For generations, the Western genre has been portrayed in pretty much the same way, with its black hats and white hats, the sense of right and wrong and glory of the hero ending the reign of terror of some evil man. It was predictable, safe and (from the Hollywood point of view) extremely successful. But while there has always been a sort of casual violence to the genre, it never was portrayed as brutal –well, with the exception of Sam Pekinpah films maybe.
These books, films and TV shows never examined the heart of where the violence of these men came from. Clint Eastwood’s 1992 Oscar winning film Unforgiven attempted to look at the moral ambiguities the genre presented, and tried to paint it in a more realistic life.
In the novel The Brothers Sisters, we meet Eli and Charlie Sisters, infamous assassins who are sent on an errand to kill one Hermann Kermit Warm, an ingenious (and, as it turns out, extremely likable) man, who is accused of stealing from their boss, a fearsome figure named the Commodore.
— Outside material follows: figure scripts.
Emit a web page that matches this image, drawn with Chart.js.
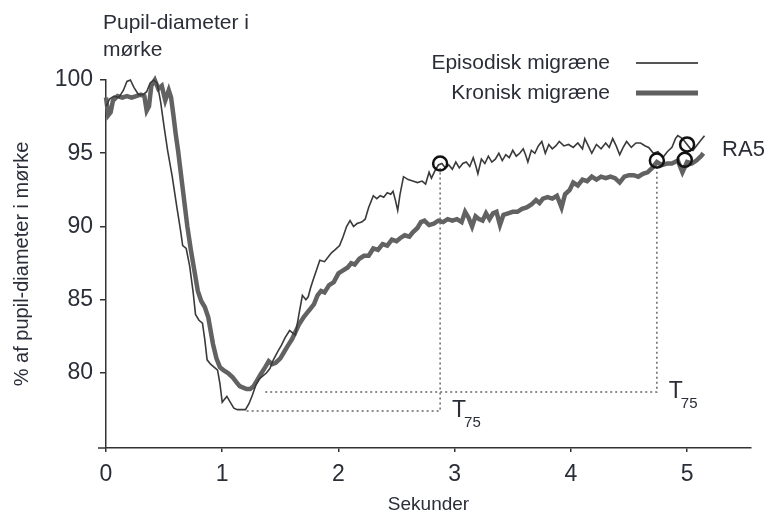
<!DOCTYPE html>
<html>
<head>
<meta charset="utf-8">
<script src="https://cdn.jsdelivr.net/npm/chart.js@4/dist/chart.umd.min.js"></script>
<style>
  html, body { margin: 0; padding: 0; background: #fff; }
  #wrap { width: 766px; height: 518px; }
</style>
</head>
<body>
<div id="wrap"><canvas id="chart" width="766" height="518"></canvas></div>
<script>
// DATA
const episodicT = [
    0, 0.03, 0.07, 0.11, 0.15, 0.18, 0.21, 0.24, 0.28, 0.32,
    0.35, 0.38, 0.41, 0.44, 0.47, 0.5, 0.53, 0.57, 0.61, 0.64,
    0.66, 0.69, 0.72, 0.75, 0.77, 0.8, 0.83, 0.85, 0.87, 0.9,
    0.93, 0.96, 0.98, 1.0, 1.02, 1.04, 1.07, 1.1, 1.13, 1.17,
    1.2, 1.23, 1.26, 1.29, 1.32, 1.35, 1.38, 1.41, 1.44, 1.48,
    1.51, 1.54, 1.58, 1.61, 1.63, 1.66, 1.69, 1.72, 1.74, 1.76,
    1.78, 1.81, 1.84, 1.88, 1.91, 1.94, 1.97, 2.01, 2.04, 2.07,
    2.1, 2.13, 2.16, 2.2, 2.23, 2.26, 2.3, 2.33, 2.36, 2.39,
    2.42, 2.45, 2.47, 2.49, 2.51, 2.53, 2.56, 2.6, 2.64, 2.68,
    2.72, 2.75, 2.78, 2.8, 2.83, 2.86, 2.89, 2.92, 2.95, 2.98,
    3.01, 3.04, 3.07, 3.1, 3.13, 3.16, 3.18, 3.2, 3.23, 3.26,
    3.29, 3.32, 3.35, 3.38, 3.41, 3.44, 3.47, 3.5, 3.53, 3.56,
    3.59, 3.61, 3.63, 3.66, 3.69, 3.72, 3.75, 3.78, 3.81, 3.84,
    3.87, 3.9, 3.94, 3.98, 4.02, 4.06, 4.1, 4.12, 4.15, 4.18,
    4.22, 4.26, 4.3, 4.33, 4.36, 4.39, 4.42, 4.45, 4.48, 4.52,
    4.56, 4.6, 4.64, 4.67, 4.71, 4.75, 4.79, 4.83, 4.87, 4.9,
    4.92, 4.96, 5.0, 5.03, 5.05, 5.09, 5.12, 5.15
]
const episodicPct = [
    98.2, 98.7, 98.9, 98.8, 99.3, 99.9, 100.0, 99.5, 99.0, 99.0,
    99.2, 99.8, 100.0, 99.8, 98.5, 96.8, 95.2, 93.4, 91.3, 89.8,
    88.7, 88.5, 87.3, 85.5, 84.0, 83.6, 83.4, 82.3, 80.9, 80.6,
    80.4, 80.2, 79.3, 78.0, 78.2, 78.4, 78.0, 77.6, 77.5, 77.5,
    77.5, 77.9, 78.5, 79.2, 79.6, 79.8, 80.0, 80.3, 80.9, 81.5,
    81.9, 82.4, 82.9, 82.7, 82.6, 84.0, 85.3, 85.0, 85.2, 85.8,
    86.3, 87.0, 87.7, 87.6, 87.9, 88.2, 88.4, 88.7, 89.3, 90.0,
    90.4, 90.0, 90.2, 90.3, 90.5, 91.3, 92.1, 91.9, 92.1, 92.0,
    92.3, 92.2, 92.4, 91.8, 91.1, 92.2, 93.4, 93.2, 93.1, 93.0,
    93.1, 92.9, 93.7, 93.3, 93.8, 94.2, 94.3, 94.0, 94.2, 93.9,
    94.4, 94.0, 94.3, 94.4, 94.1, 94.7, 94.2, 93.6, 94.6, 94.3,
    94.8, 94.4, 94.6, 95.0, 94.5, 94.9, 94.7, 95.2, 94.8, 95.0,
    95.3, 94.9, 94.4, 95.2, 95.0, 95.5, 95.8, 95.0, 95.6, 95.3,
    95.5, 95.8, 95.5, 95.6, 95.4, 95.7, 95.3, 96.0, 95.5, 95.0,
    95.6, 95.3, 95.7, 95.4, 96.0, 95.5, 94.9, 95.4, 95.8, 95.4,
    95.7, 95.7, 95.5, 95.4, 95.0, 95.1, 94.7, 95.1, 95.4, 96.0,
    96.2, 96.0, 95.6, 95.3, 95.2, 95.6, 95.9, 96.2
]

const chronicT = [
    0, 0.02, 0.04, 0.06, 0.1, 0.14, 0.18, 0.22, 0.26, 0.3,
    0.33, 0.35, 0.37, 0.39, 0.42, 0.45, 0.48, 0.51, 0.54, 0.56,
    0.58, 0.6, 0.62, 0.66, 0.7, 0.73, 0.76, 0.79, 0.82, 0.85,
    0.88, 0.9, 0.92, 0.95, 0.98, 1.01, 1.05, 1.09, 1.12, 1.15,
    1.18, 1.21, 1.24, 1.27, 1.3, 1.33, 1.37, 1.4, 1.43, 1.46,
    1.5, 1.53, 1.56, 1.6, 1.63, 1.66, 1.7, 1.73, 1.76, 1.79,
    1.82, 1.85, 1.88, 1.92, 1.96, 2.0, 2.04, 2.08, 2.11, 2.14,
    2.18, 2.22, 2.26, 2.3, 2.34, 2.38, 2.42, 2.46, 2.5, 2.53,
    2.57, 2.61, 2.64, 2.68, 2.71, 2.74, 2.78, 2.82, 2.86, 2.9,
    2.94, 2.98, 3.02, 3.06, 3.09, 3.12, 3.15, 3.18, 3.21, 3.24,
    3.27, 3.3, 3.33, 3.36, 3.39, 3.42, 3.46, 3.5, 3.54, 3.58,
    3.62, 3.66, 3.7, 3.73, 3.76, 3.8, 3.84, 3.88, 3.92, 3.95,
    3.99, 4.02, 4.06, 4.1, 4.14, 4.18, 4.22, 4.26, 4.3, 4.34,
    4.38, 4.42, 4.46, 4.5, 4.54, 4.58, 4.62, 4.66, 4.7, 4.74,
    4.78, 4.83, 4.87, 4.92, 4.96, 5.0, 5.04, 5.08, 5.12, 5.14
]
const chronicPct = [
    98.8, 97.6, 97.8, 98.6, 98.9, 98.8, 98.9, 98.8, 98.9, 99.0,
    98.9, 97.9, 98.2, 99.6, 100.0, 99.4, 99.6, 98.6, 99.3, 98.8,
    97.6, 96.3, 95.2, 92.6, 90.0, 88.4, 87.0, 85.6, 84.9, 84.5,
    83.8, 82.9, 82.0, 81.0, 80.4, 80.2, 80.0, 79.7, 79.4, 79.1,
    79.0, 78.9, 78.9, 79.1, 79.5, 79.9, 80.4, 80.8, 80.6, 80.7,
    81.0, 81.4, 81.8, 82.3, 82.8, 83.3, 83.8, 84.1, 84.4, 84.7,
    85.3, 85.6, 85.5, 86.0, 86.2, 86.8, 87.0, 87.2, 87.5, 87.4,
    87.8, 88.0, 88.0, 88.5, 88.4, 88.8, 88.7, 89.1, 89.0, 89.2,
    89.4, 89.3, 89.6, 89.9, 90.3, 90.4, 90.1, 90.2, 90.4, 90.3,
    90.5, 90.4, 90.5, 90.3, 91.0, 90.6, 90.0, 90.7, 90.5, 90.4,
    90.9, 90.5, 90.9, 91.0, 90.1, 90.8, 90.9, 91.0, 91.0, 91.2,
    91.3, 91.5, 91.8, 91.6, 91.9, 92.0, 91.9, 92.1, 91.3, 92.2,
    92.5, 93.0, 92.8, 93.2, 93.1, 93.4, 93.2, 93.4, 93.3, 93.4,
    93.3, 93.0, 93.4, 93.5, 93.5, 93.4, 93.6, 93.7, 94.0, 94.4,
    94.2, 94.3, 94.3, 94.5, 93.7, 94.4, 94.3, 94.5, 94.8, 95.0
]

// T75 guides: start of the minimum, time of T75, level of the circle
const episodicT75 = { minStart: 1.21, minPct: 77.4, t: 2.875, pct: 94.0 }
const chronicT75 = { minStart: 1.37, minPct: 78.7, t: 4.74, pct: 94.2 }

// circled points (T75 and RA5)
const markerT = [2.875, 4.74, 5.0, 4.98]
const markerPct = [94.3, 94.5, 95.6, 94.55]

const xTicks = [0, 1, 2, 3, 4, 5]
const yTicks = [80, 85, 90, 95, 100]

const seriesNames = ['Episodisk migræne', 'Kronisk migræne']


// UTILS
const zip = (xs, ys) => xs.map((x, i) => ({ x, y: ys[i] }))
const guide = g => [
    { x: g.minStart, y: g.minPct },
    { x: g.t, y: g.minPct },
    { x: g.t, y: g.pct },
]
const FONT = "'Liberation Sans', Arial, sans-serif"
const TEXT = '#2b2e38'


// EXTRA DRAWING (title, legend, labels)
const extras = {
    id: 'extras',
    afterDraw(chart) {
        const { ctx, scales: { x, y } } = chart
        ctx.save()

        // little stub of the x axis left of the y axis
        ctx.strokeStyle = '#333'
        ctx.lineWidth = 1.5
        ctx.beginPath()
        ctx.moveTo(x.left - 8, y.bottom)
        ctx.lineTo(x.left, y.bottom)
        ctx.stroke()

        ctx.fillStyle = TEXT
        ctx.textBaseline = 'middle'
        ctx.textAlign = 'left'
        ctx.font = `21px ${FONT}`
        ctx.fillText('Pupil-diameter i', 103, 23)
        ctx.fillText('mørke', 103, 50)

        // legend
        ctx.textAlign = 'right'
        ctx.fillText(seriesNames[0], 610, 63)
        ctx.fillText(seriesNames[1], 610, 93)
        ctx.lineCap = 'butt'
        ctx.strokeStyle = '#555'
        ctx.lineWidth = 2
        ctx.beginPath(); ctx.moveTo(636, 63); ctx.lineTo(698, 63); ctx.stroke()
        ctx.strokeStyle = '#5f5f5f'
        ctx.lineWidth = 5
        ctx.beginPath(); ctx.moveTo(636, 93); ctx.lineTo(698, 93); ctx.stroke()

        // RA5
        ctx.textAlign = 'left'
        ctx.font = `22px ${FONT}`
        ctx.fillText('RA5', x.getPixelForValue(5.0) + 35, y.getPixelForValue(95.6) + 5)

        // T75 labels
        const t75 = (g) => {
            const px = x.getPixelForValue(g.t) + 12
            const py = y.getPixelForValue(g.minPct)
            ctx.font = `23px ${FONT}`
            ctx.fillText('T', px, py)
            ctx.font = `15px ${FONT}`
            ctx.fillText('75', px + 12, py + 12)
        }
        t75(episodicT75)
        t75(chronicT75)

        ctx.restore()
    }
}


// MAIN
const ctx = document.getElementById('chart').getContext('2d')
window.chart = new Chart(ctx, {
    type: 'scatter',
    data: {
        datasets: [
            {
                label: 'markers',
                data: zip(markerT, markerPct),
                showLine: false,
                pointRadius: 7,
                pointBorderWidth: 2.5,
                pointBorderColor: '#111',
                pointBackgroundColor: 'rgba(0,0,0,0)',
                clip: false,
                order: 0,
            },
            {
                label: seriesNames[0],
                data: zip(episodicT, episodicPct),
                showLine: true,
                borderColor: '#3a3a3a',
                borderWidth: 1.6,
                pointRadius: 0,
                tension: 0,
                clip: false,
                order: 1,
            },
            {
                label: seriesNames[1],
                data: zip(chronicT, chronicPct),
                showLine: true,
                borderColor: '#626262',
                borderWidth: 4.5,
                pointRadius: 0,
                tension: 0,
                clip: false,
                order: 2,
            },
            {
                label: 'T75 episodisk',
                data: guide(episodicT75),
                showLine: true,
                borderColor: '#666',
                borderWidth: 1.5,
                borderDash: [2, 3],
                pointRadius: 0,
                order: 3,
            },
            {
                label: 'T75 kronisk',
                data: guide(chronicT75),
                showLine: true,
                borderColor: '#666',
                borderWidth: 1.5,
                borderDash: [2, 3],
                pointRadius: 0,
                order: 3,
            },
        ]
    },
    options: {
        responsive: false,
        animation: false,
        layout: { padding: { top: 80, right: 15, left: 0, bottom: 0 } },
        plugins: {
            legend: { display: false },
            tooltip: { enabled: false },
        },
        scales: {
            x: {
                type: 'linear',
                min: 0,
                max: 5.55,
                afterFit: s => { s.height = 70 },
                afterBuildTicks: s => { s.ticks = xTicks.map(v => ({ value: v })) },
                ticks: {
                    font: { family: FONT, size: 23 },
                    color: TEXT,
                    padding: 9,
                },
                grid: { drawOnChartArea: false, tickLength: 4, color: '#333', lineWidth: 1.5 },
                border: { display: true, color: '#333', width: 1.5 },
                title: {
                    display: true,
                    text: 'Sekunder',
                    font: { family: FONT, size: 19 },
                    color: TEXT,
                    padding: { top: 0, bottom: 2 },
                },
            },
            y: {
                min: 74.88,
                max: 100,
                afterFit: s => { s.width = 106 },
                afterBuildTicks: s => { s.ticks = yTicks.map(v => ({ value: v })) },
                ticks: {
                    font: { family: FONT, size: 23 },
                    color: TEXT,
                    padding: 7,
                },
                grid: { drawOnChartArea: false, tickLength: 6, color: '#333', lineWidth: 1.5 },
                border: { display: true, color: '#333', width: 1.5 },
                title: {
                    display: true,
                    text: '% af pupil-diameter i mørke',
                    font: { family: FONT, size: 20 },
                    color: TEXT,
                    padding: { top: 10, bottom: 0 },
                },
            },
        },
    },
    plugins: [extras],
})
</script>
</body>
</html>
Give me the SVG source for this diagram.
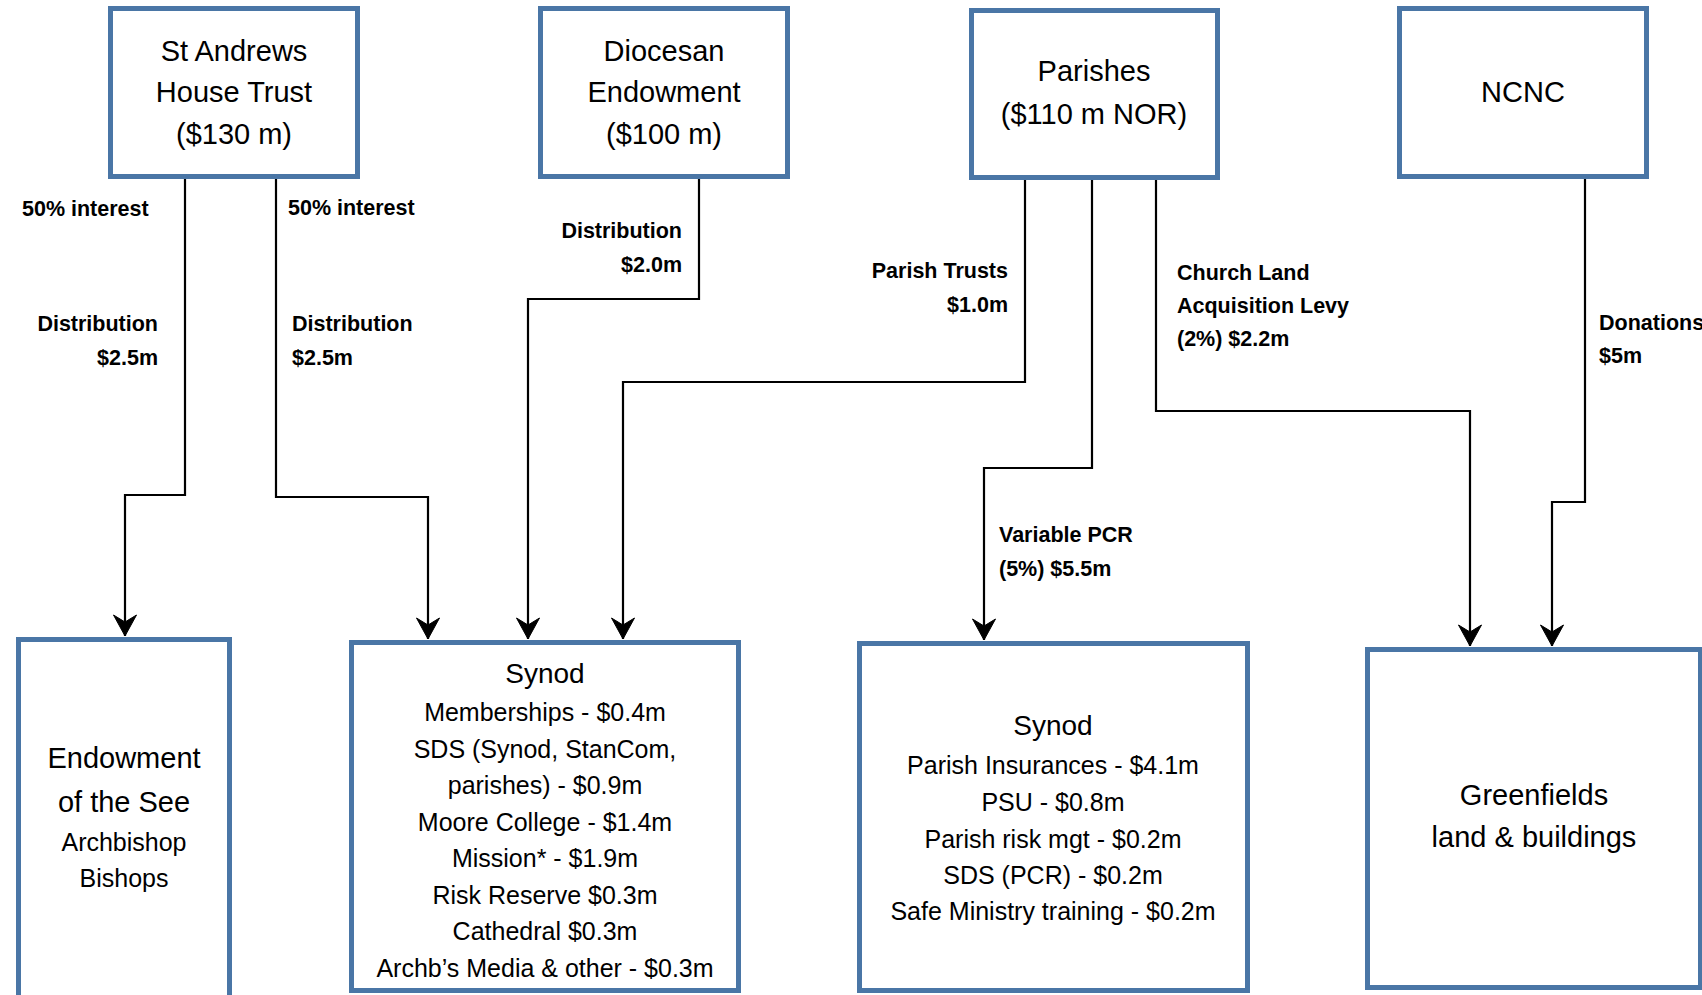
<svg xmlns="http://www.w3.org/2000/svg" width="1702" height="995" viewBox="0 0 1702 995">
<style>
.box{fill:#fff;stroke:#4A76A6;stroke-width:5}
.big{font-family:"Liberation Sans",Arial,sans-serif;font-size:29px;fill:#000;text-anchor:middle}
.hd{font-family:"Liberation Sans",Arial,sans-serif;font-size:28px;fill:#000;text-anchor:middle}
.it{font-family:"Liberation Sans",Arial,sans-serif;font-size:25px;fill:#000;text-anchor:middle}
.lb{font-family:"Liberation Sans",Arial,sans-serif;font-size:21.5px;font-weight:bold;fill:#000}
.end{text-anchor:end}
.con{fill:none;stroke:#000;stroke-width:2.2}
</style>
<defs>
<marker id="arr" markerUnits="userSpaceOnUse" viewBox="-23 -13 24 26" refX="0" refY="0" markerWidth="24" markerHeight="26" orient="auto">
<path d="M0,0 L-21,-11.5 L-14,0 L-21,11.5 Z" fill="#000" stroke="#000" stroke-width="1" stroke-linejoin="miter"/>
</marker>
</defs>
<rect width="1702" height="995" fill="#fff"/>

<g id="connectors">
<path class="con" d="M185,179 V495 H125 V636" marker-end="url(#arr)"/>
<path class="con" d="M276,179 V497 H428 V639" marker-end="url(#arr)"/>
<path class="con" d="M699,179 V299 H528 V639" marker-end="url(#arr)"/>
<path class="con" d="M1025,180 V382 H623 V639" marker-end="url(#arr)"/>
<path class="con" d="M1092,180 V468 H984 V640" marker-end="url(#arr)"/>
<path class="con" d="M1156,180 V411 H1470 V646" marker-end="url(#arr)"/>
<path class="con" d="M1585,179 V502 H1552 V646" marker-end="url(#arr)"/>
<text class="lb" x="22" y="216">50% interest</text>
<text class="lb end" x="158" y="331">Distribution</text>
<text class="lb end" x="158" y="365">$2.5m</text>
<text class="lb" x="288" y="215">50% interest</text>
<text class="lb" x="292" y="331">Distribution</text>
<text class="lb" x="292" y="365">$2.5m</text>
<text class="lb end" x="682" y="238">Distribution</text>
<text class="lb end" x="682" y="272">$2.0m</text>
<text class="lb end" x="1008" y="278">Parish Trusts</text>
<text class="lb end" x="1008" y="312">$1.0m</text>
<text class="lb" x="1177" y="280">Church Land</text>
<text class="lb" x="1177" y="313">Acquisition Levy</text>
<text class="lb" x="1177" y="346">(2%) $2.2m</text>
<text class="lb" x="1599" y="330">Donations</text>
<text class="lb" x="1599" y="363">$5m</text>
<text class="lb" x="999" y="542">Variable PCR</text>
<text class="lb" x="999" y="576">(5%) $5.5m</text>
</g>

<g id="st-andrews">
<rect class="box" x="110.5" y="8.5" width="247" height="168"/>
<text class="big" x="234" y="61">St Andrews</text>
<text class="big" x="234" y="102">House Trust</text>
<text class="big" x="234" y="144">($130 m)</text>
</g>

<g id="diocesan-endowment">
<rect class="box" x="540.5" y="8.5" width="247" height="168"/>
<text class="big" x="664" y="61">Diocesan</text>
<text class="big" x="664" y="102">Endowment</text>
<text class="big" x="664" y="144">($100 m)</text>
</g>

<g id="parishes">
<rect class="box" x="971.5" y="10.5" width="246" height="167"/>
<text class="big" x="1094" y="81">Parishes</text>
<text class="big" x="1094" y="124">($110 m NOR)</text>
</g>

<g id="ncnc">
<rect class="box" x="1399.5" y="8.5" width="247" height="168"/>
<text class="big" x="1523" y="102">NCNC</text>
</g>

<g id="endowment-see">
<rect class="box" x="18.5" y="639.5" width="211" height="400"/>
<text class="big" x="124" y="768">Endowment</text>
<text class="big" x="124" y="812">of the See</text>
<text class="it" x="124" y="851">Archbishop</text>
<text class="it" x="124" y="887">Bishops</text>
</g>

<g id="synod-1">
<rect class="box" x="351.5" y="642.5" width="387" height="348"/>
<text class="hd" x="545" y="683">Synod</text>
<text class="it" x="545" y="721">Memberships - $0.4m</text>
<text class="it" x="545" y="757.5">SDS (Synod, StanCom,</text>
<text class="it" x="545" y="794">parishes) - $0.9m</text>
<text class="it" x="545" y="830.5">Moore College - $1.4m</text>
<text class="it" x="545" y="867">Mission* - $1.9m</text>
<text class="it" x="545" y="903.5">Risk Reserve $0.3m</text>
<text class="it" x="545" y="940">Cathedral $0.3m</text>
<text class="it" x="545" y="976.5">Archb’s Media &amp; other - $0.3m</text>
</g>

<g id="synod-2">
<rect class="box" x="859.5" y="643.5" width="388" height="347"/>
<text class="hd" x="1053" y="735">Synod</text>
<text class="it" x="1053" y="774">Parish Insurances - $4.1m</text>
<text class="it" x="1053" y="811">PSU - $0.8m</text>
<text class="it" x="1053" y="848">Parish risk mgt - $0.2m</text>
<text class="it" x="1053" y="884">SDS (PCR) - $0.2m</text>
<text class="it" x="1053" y="920">Safe Ministry training - $0.2m</text>
</g>

<g id="greenfields">
<rect class="box" x="1367.5" y="649.5" width="333" height="338"/>
<text class="big" x="1534" y="805">Greenfields</text>
<text class="big" x="1534" y="847">land &amp; buildings</text>
</g>
</svg>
Yet, as they set out, we understand that younger brother Eli (and narrator of the book) has grown weary of the killing, and wants to settle down (and seems to be developing a puppy-love to almost any women that crosses his path from Oregon City to San Francisco), while Charlie seems indifferent on the whole subject. Their conversations are, in the end, mundane and often hilarious. Sure there is plenty of Western tropes –saloons, prostitutes, sneak attacks and gun play - but de Witt shows these only to be small aspects of the Sisters lives, because the story is filled with petty squabbles, misunderstandings and a lot of hangovers.
Through the eyes and voice of Eli, we see what a reluctant murderer he is, and how truly different (yet the same) he is from his older brother. He sees violence begets violence, but is unsure, or incapable, of changing the course of his life. There is a generous man buried under Eli’s rage, one who is kind to women and animals –his devotion to his injured horse sparks a retort from Charlie, who calls his brother “The Protector of Moronic Beasts.”
The Sisters Brothers is often funny, dark and lyrical, especially when the novel seamlessly moves from causal murder to thoughtful opinions. It’s not so much a commentary on the Western genre that say Unforgiven was, but like that iconic movie, we see that while the Sisters brothers are assassins, are at times unlikable, they’re always more evil men than them stalking the old west.